The Second Wave of Modernism
A National Conference sponsored by The Cultural Landscape Foundation, Chicago Architecture Foundation and the American Society of Landscape Architects

Thursday, November 13-Saturday, November 15, 2008

COST $240
LOCATION Feinberg Theater, Spertus Institute of Jewish Studies,
610 S. Michigan Avenue

RSVP Contact The Cultural Landscape Foundation at 202.483.0553, or www.tclf.org/secondwave
AIA/CES 8

The terms “modern” and “minimal” are casually applied to public landscapes and gardens today without any deep understanding of what makes them Modern. If the first wave of Modernism in landscape architecture began in 1929 with the design of Fletcher Steele’s revolutionary application of a bent axis at the Camden Amphitheatre in Maine, and quietly ended on the Bicentennial (July 4, 1976) with the ribbon-cutting of such projects as Lawrence Halprin’s Freeway Park in Seattle; Hideo Sasaki’s Waterfront Park in Boston; and Bob Zion’s Waterfront Park in Cincinnati; what happened in landscape architecture after that? Unlike architecture, which experienced a two-decade romance with Post Modernism, the same did not transpire within the landscape architecture profession.

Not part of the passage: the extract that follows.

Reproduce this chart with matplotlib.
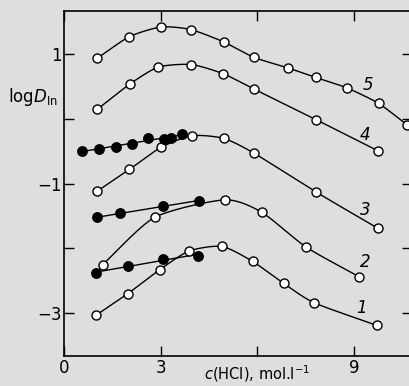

This conference will explore this question by showcasing the works of leading landscape architecture and garden design professionals today to see what makes their work Modern and how it is influenced by this earlier movement. Speakers include many of the nation’s leading design voices today working within a Modernist framework: Tom Oslund (Minneapolis); Mark Rios (Los Angeles); Doug Reed (Cambridge); Martha Schwartz (Cambridge); Ken Smith (New York City); Michael Van Valkenburgh (New York); and Thomas Woltz (Charlottesville).